I received a text message from a guy with whom there was mutual romantic interest: “Plans for Friday?”
This guy was smart and ambitious, with a great sense of style. But him asking me for a first date by text was anti-climatic, at best, and showed a lack of confidence, at worst.
Here are five reasons why asking for a date by text is a setup for failure and what you should do instead:
1. It’s impersonal.
Every woman wants to be made to feel special, and there is nothing special about receiving a text message from some guy you don’t know well.
They take zero effort to send and undermine any gravitas for the subject at hand, especially since we know you’re probably texting a handful of potential dates at any given time. (We do it, too.)
She wants to hear your voice, not read faceless, lifeless words on a screen.
2. There’s too much room for misinterpretation.
You can’t hear the other person’s voice — there’s no tone, no inflection, no meaning, nada. The woman you’re texting will be left thinking you’re suggesting a friendly hangout, while you have in mind a hot night out for two. The conversation to clear that up? Awkward.
In-person communication always yields the most understanding, and the further you get from face-to-face interaction, the more opportunity there is for misunderstanding and misinterpretation.
The non-verbal and auditory cues missing from your text message only lead to anxiety and uncertainty for both of you.
3. It’s a waste of your time.
Texting something like a date request requires self-editing, composing, recomposing, leaving out punctuation, txtspk, etc.
By the time you’ve crafted the perfect text, you could have simply called and gotten an answer to your question already.
4. You might not get an answer.
Text messages are easy to ignore, both accidentally and on purpose. And then what?
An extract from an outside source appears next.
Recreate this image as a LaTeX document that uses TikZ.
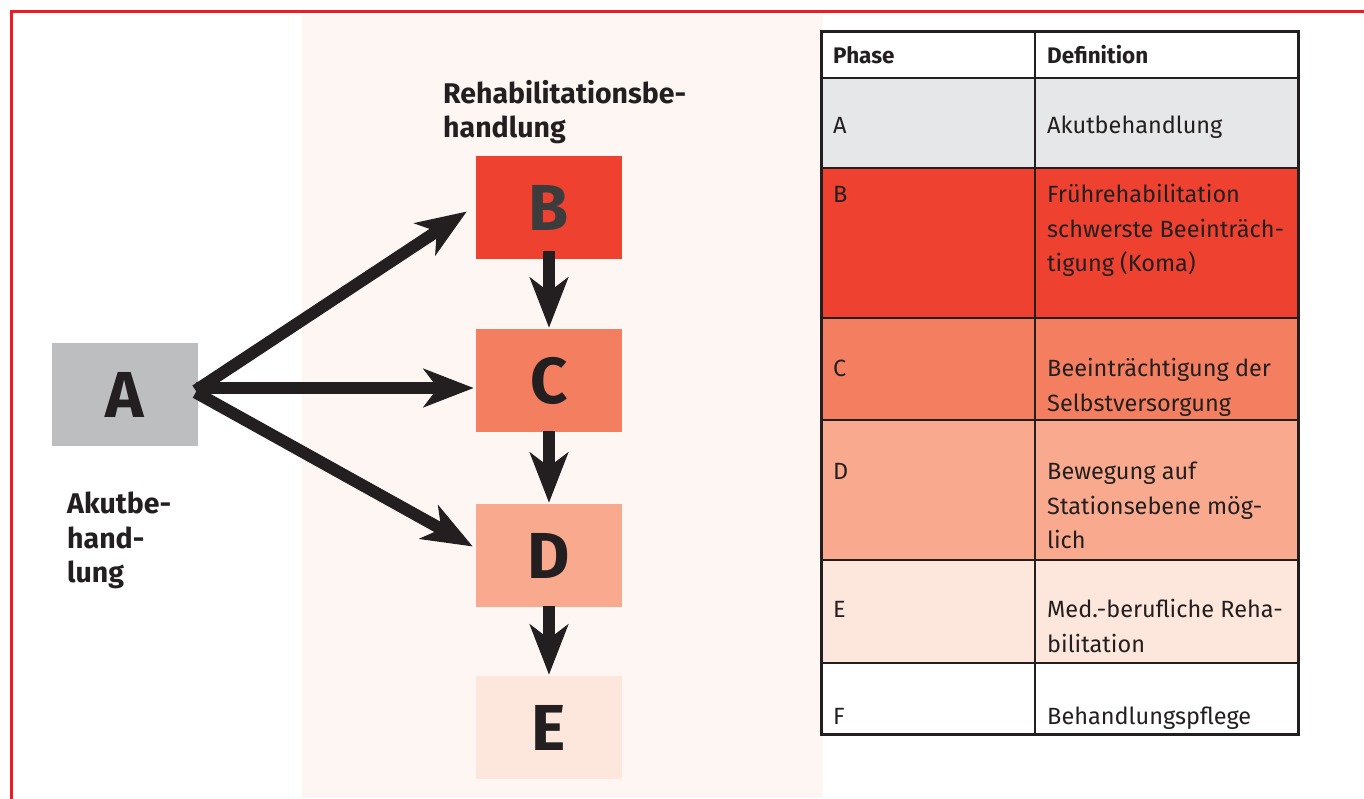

Anxiety for you, that’s what.
I can’t tell you how many times I’ve seen a text message roll in (“Hey, wyd?”) that just didn’t capture my interest, so I let it go unanswered. It might be days before I respond, if ever. Sometimes I don’t hear the notification and miss texts that way, too.
Also — technology is fallible. What if she never received your text? Sure, there are read receipts, but what if she turned them off or has an Android? You’re SOL, dude.
5. It says you lack confidence. Or effort.
Women want to made to feel special, fellas. Nothing says, “I’m not that interested” or “I don’t have the guts to talk to you,” than a text message you fired off in 3 seconds.
You’re also doing yourself a disservice by asking for a date via text message. That quick text sent reinforces your lack of confidence in that you’ll always feel more comfortable with texting a woman than actually talking to one, and that makes for awkward in-person interactions. (And the whole point is to get back to face-to-face scenarios, right?)
Some people put their stock in the stereotype that “women are good communicators, men are bad communicators,” but that’s simply untrue. While men and women tend to communicate differently, both are capable of communicating better — it takes coaching and practice.
How to Handle It Instead
Texting all the time also means you cheat yourself in practicing the art of interpreting nonverbal visual cues.
By not practicing how to read (and deliver) the nonverbal signals that account for the majority of human communication, you miss out on how to interact well with women in real life.
Next time you have something to ask or say — call. It says you give a damn and have the confidence to go for what you want. And confidence is sexy.
The Bottom Line
Asking for a date by text message runs a high risk for negative potential consequences. Be unforgettable: Make yourself stand out from the competition by giving your texting thumbs a rest and picking up the phone instead.